Preexistence of R lineages in the subcontinent
The sister clads; R1a1 (M17) and R2 (M124) of the M207 lineage together form the largest Y haplogroup lineage in India, with a frequency of 0.32. They are present in substantial frequencies throughout the subcontinent, irrespective of the regional and linguistic barriers. The haplogroup R-M17 also has a wide geographic distribution in Europe, West Asia and the Middle East, with highest frequencies in Eastern European populations [23
]. It is proposed to be originated in the Eurasian Steppes, north of the Black and Caspian seas, in a population of the Kurgan culture known for the domestication of horse, ~3500 ybp [23
], and widely been regarded as a marker for the male-mediated Indo-Aryan invasion of Indian subcontinent. However, these observations were contradicted by the higher STR variations observed in the Indian M17 and M124 samples, compared with the European and Central Asian populations, suggesting a much deeper time depth for the origin of the Indian M17 lineages. In the present study, it was observed that the R lineages were successfully penetrated to high frequencies (0.26) in the South Indian tribal populations, a testimony for its arrival in the peninsula much before the recent migrations of Indo-European pastoralists from Central Asia. In a recent study, Sengupta et al [24
] observed higher microsatellite variance, and clustering together of Indian M17 lineages compared with the Middle East and Europe. They proposed that it is an early invasion of M17 during the Holocene expansion that contributed to the tribal gene pool in India, than a recent gene flow from Indo-European nomads. However, we found that its frequency is much higher in upper castes (0.44) compared to that of the lower caste (0.22) and tribal groups (0.26). This uneven distribution pattern shows that the recent immigrations from Central Asia also contributed undoubtedly to a pre-existing gene pool.

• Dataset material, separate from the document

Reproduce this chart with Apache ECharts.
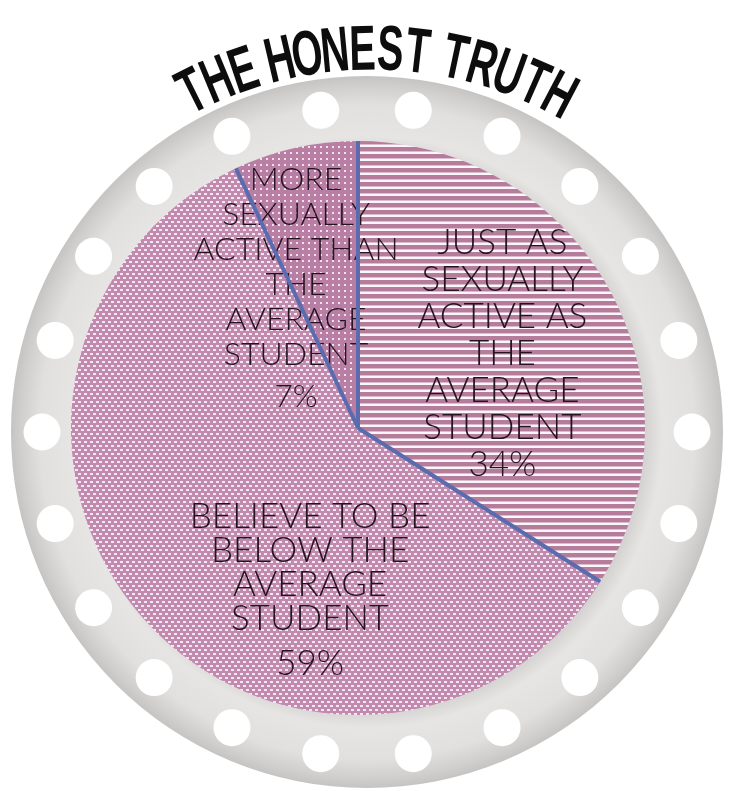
<!DOCTYPE html>
<html><head><meta charset="utf-8">
<script src="https://cdn.jsdelivr.net/npm/echarts@6/dist/echarts.min.js"></script>
<style>html,body{margin:0;padding:0;background:#fff}#c{width:750px;height:791px}</style>
</head><body><div id="c"></div>
<script>
// ---- data ----
const titleText = 'THE HONEST TRUTH';
const categories = ['Just as sexually active', 'Below the average', 'More sexually active'];
const labelLines34 = ['JUST AS', 'SEXUALLY', 'ACTIVE AS', 'THE', 'AVERAGE', 'STUDENT'];
const labelLines59 = ['BELIEVE TO BE', 'BELOW THE', 'AVERAGE', 'STUDENT'];
const labelLines7 = ['MORE', 'SEXUALLY', 'ACTIVE THAN', 'THE', 'AVERAGE', 'STUDENT'];
const values = [34, 59, 7];
const dotSlots = [0.5,1.5,2.5,3.5,4.5,5.5,6.5,7.5,8.5,9.5,10.5,11.5,12.5,13.5,14.5,15.5,16.5,17.5,18.5,19.5,20.5,21.5];

// ---- patterns ----
function stripes() {
  const c = document.createElement('canvas'); c.width = 8; c.height = 7;
  const g = c.getContext('2d');
  g.fillStyle = '#fbf6fa'; g.fillRect(0, 0, 8, 7);
  g.fillStyle = '#b57c9c'; g.fillRect(0, 0, 8, 4);
  g.fillStyle = '#dcbccd'; g.fillRect(0, 4, 8, 1);
  return c;
}
function dashes() {
  const c = document.createElement('canvas'); c.width = 6; c.height = 8;
  const g = c.getContext('2d');
  g.fillStyle = '#c28aae'; g.fillRect(0, 0, 6, 8);
  g.fillStyle = '#f6e8f1';
  g.fillRect(0, 1, 3, 2);
  g.fillRect(3, 5, 3, 2);
  return c;
}
function dots() {
  const c = document.createElement('canvas'); c.width = 6; c.height = 6;
  const g = c.getContext('2d');
  g.fillStyle = '#b87ea4'; g.fillRect(0, 0, 6, 6);
  g.fillStyle = '#f2e1ec';
  g.fillRect(2, 2, 2, 2);
  return c;
}
const fills = [stripes(), dashes(), dots()];

const PIE_C = [358, 428], PIE_R = 287;
const RING_C = [367, 432], RING_R = 356, DOT_R = 325;
const labelDefs = [
  { lines: labelLines34, size: 35, lh: 37, plh: 37, dx: 16, dy: -4 },
  { lines: labelLines59, size: 35, lh: 34, plh: 56, dx: 62, dy: 71 },
  { lines: labelLines7, size: 32, lh: 35, plh: 49, dx: -30, dy: 7 }
];
const TXT = { color: '#24141f', fontFamily: 'Lato', fontWeight: 300, align: 'center' };

const pieData = values.map((v, i) => ({
  name: categories[i], value: v,
  itemStyle: { color: { image: fills[i], repeat: 'repeat' } },
  label: {
    formatter: '{t|' + labelDefs[i].lines.join('\n') + '}\n{p|' + v + '%}',
    rich: {
      t: Object.assign({ fontSize: labelDefs[i].size, lineHeight: labelDefs[i].lh }, TXT),
      p: Object.assign({ fontSize: labelDefs[i].size, lineHeight: labelDefs[i].plh }, TXT)
    }
  }
}));

// boundaries (cumulative percentages)
const bounds = [0];
values.forEach((v, i) => { if (i < values.length - 1) bounds.push(bounds[i] + v); });

// title letters along arc
const TITLE_C = [372, 452], TITLE_R = 400;
const titleGraphics = [];
(function () {
  let ang = -26.5;
  for (let i = 0; i < titleText.length; i++) {
    const ch = titleText[i];
    if (ch === ' ') { ang += 1.45; continue; }
    const a = ang * Math.PI / 180;
    titleGraphics.push({
      type: 'text', z: 100,
      x: TITLE_C[0] + TITLE_R * Math.sin(a),
      y: TITLE_C[1] - TITLE_R * Math.cos(a),
      rotation: -a, scaleX: 0.66, scaleY: 1.06,
      style: { text: ch, font: 'bold 60px "Liberation Sans", Arial, sans-serif', fill: '#0d0d0d', align: 'center', verticalAlign: 'middle' }
    });
    ang += 3.95;
  }
})();

const chart = echarts.init(document.getElementById('c'), null, { renderer: 'canvas' });
chart.setOption({
  animation: false,
  backgroundColor: '#fff',
  graphic: [{
    type: 'circle', z: 0, silent: true,
    shape: { cx: RING_C[0], cy: RING_C[1], r: RING_R },
    style: {
      fill: new echarts.graphic.RadialGradient(0.5, 0.5, 0.5, [
        { offset: 0, color: '#e4e2e0' },
        { offset: 0.78, color: '#d4d2d0' },
        { offset: 0.83, color: '#e6e5e3' },
        { offset: 0.92, color: '#e2e0de' },
        { offset: 0.975, color: '#d0cecc' },
        { offset: 1, color: '#c6c4c2' }
      ])
    }
  }].concat(titleGraphics),
  polar: [
    { center: PIE_C, radius: PIE_R },
    { center: RING_C, radius: DOT_R }
  ],
  angleAxis: [
    { polarIndex: 0, type: 'value', min: 0, max: 100, startAngle: 90, clockwise: true, show: false },
    { polarIndex: 1, type: 'value', min: 0, max: 22, startAngle: 90, clockwise: true, show: false }
  ],
  radiusAxis: [
    { polarIndex: 0, type: 'value', min: 0, max: 1, show: false },
    { polarIndex: 1, type: 'value', min: 0, max: 1, show: false }
  ],
  series: [
    {
      type: 'scatter', coordinateSystem: 'polar', polarIndex: 1, silent: true, z: 1,
      symbol: 'circle', symbolSize: 37,
      itemStyle: { color: '#ffffff', opacity: 1 },
      data: dotSlots.map(s => [1, s])
    },
    {
      type: 'pie', center: PIE_C, radius: [0, PIE_R], startAngle: 90, clockwise: true,
      silent: true, z: 2,
      itemStyle: { borderWidth: 0 },
      label: { show: true, position: 'inside' },
      labelLine: { show: false },
      labelLayout: function (p) { return { dx: labelDefs[p.dataIndex].dx, dy: labelDefs[p.dataIndex].dy }; },
      emphasis: { disabled: true },
      data: pieData
    }
  ].concat(bounds.map(b => ({
    type: 'line', coordinateSystem: 'polar', polarIndex: 0, silent: true, z: 3,
    symbol: 'none', lineStyle: { color: '#5a6cae', width: 4 },
    data: [[0, b], [1, b]]
  })))
});
</script></body></html>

Lower castes: uplifted tribal groups?
The origin of the caste system in India remains an enigma, although several theories suggested that it began with the arrival of Aryans [25
]. However, many linguistics and anthropologists argue that caste system prevailed in India even before the entry of Aryan speakers [26
]. Many castes are known to have tribal origins, as evidenced from various totemic features that manifest themselves in these caste groups [27
]. The caste system might have developed as a class structure from within the tribes, with the spread of Neolithic agriculturalists as suggested by Majumder [28
]. Kosambi [27
] also pointed out that the knowledge and ownership of the means of food production might have created hierarchical divisions within the tribal societies. The origin of present day lower castes should be traced back to this period, rather than the recent Aryan migrations and admixture. Molecular data from the present study can be considered as a genetic testimony in support of these viewpoints on the origin of caste system in India.